Introduction: One major tool that physicians and other health care practitioners use is the stethoscope, a device used to listen internal body functions such as heart beat, breathing, and gastrointestinal processes. A stethoscope consists of ear plugs, a binaural piece (the steel part that holds the ear plugs in the ear), long flexible tubing, and the chest piece and diaphragm (drum-like part) at the end. Wearing a stethoscope correctly during use will insure the best sound input. When not in use, keep it accessible but out of the way.
Take the metal binaural piece with two hands and twist it slightly so the ear pieces point slightly forward--away from you--rather than backward or toward each other.

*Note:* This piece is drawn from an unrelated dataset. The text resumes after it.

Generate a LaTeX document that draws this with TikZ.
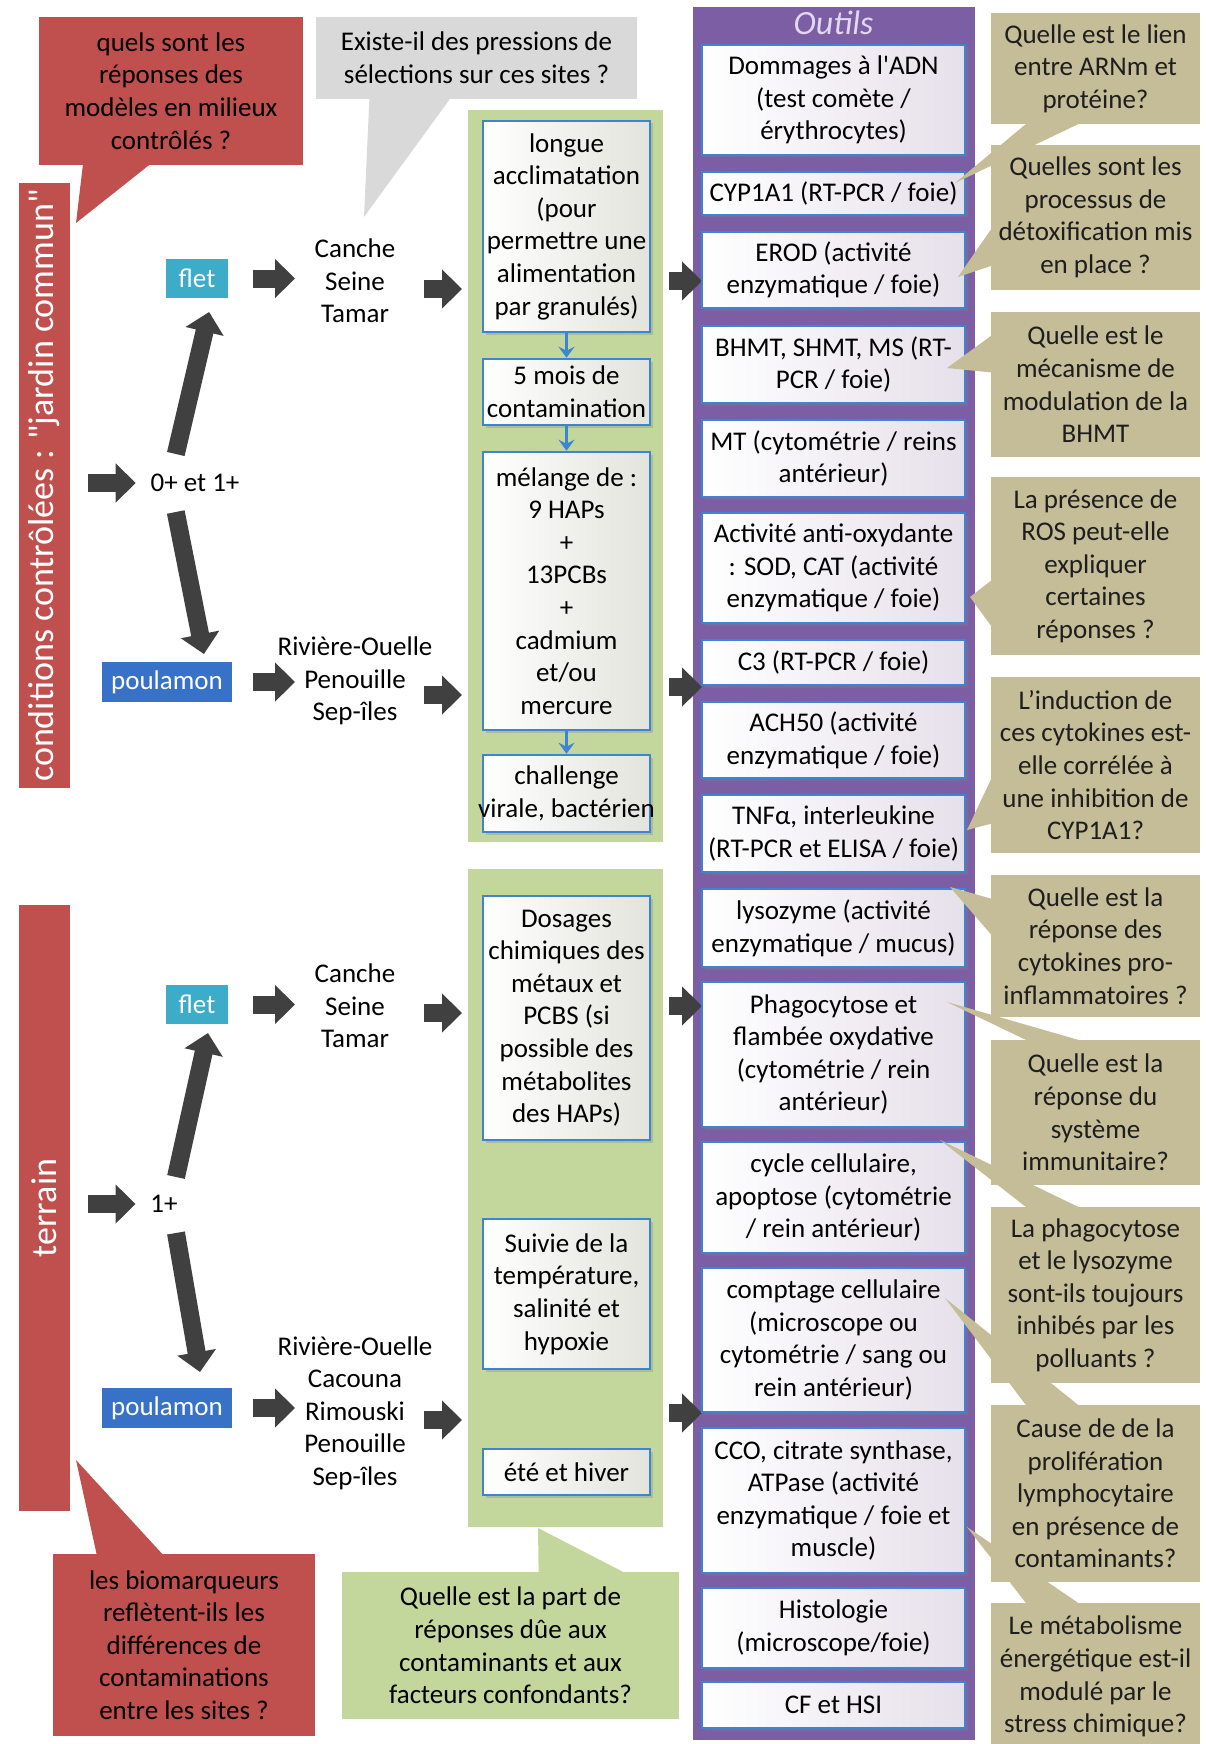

Insert the ear plugs into the ears so they're angled toward the nose and seated in the ear canals.
Use one hand to hold the chest piece and diaphragm where needed on the patient, such as on the chest, back, or abdomen.
If the stethoscope is going to be used again in the next few minutes, gently remove the ear plugs from the ears one at a time. Pull the binaural piece down so that it surrounds the neck. Walking with the stethoscope in this position can cause the long hanging chest piece to knock against the pelvis.
Once examinations with the stethoscope are complete, remove it from the head and hang it around the back of the neck so that the ear plugs and chest piece are dangling in front of the chest.
If the use of the stethoscope is infrequent, fold it up and place it in a large pocket to keep it out of the way.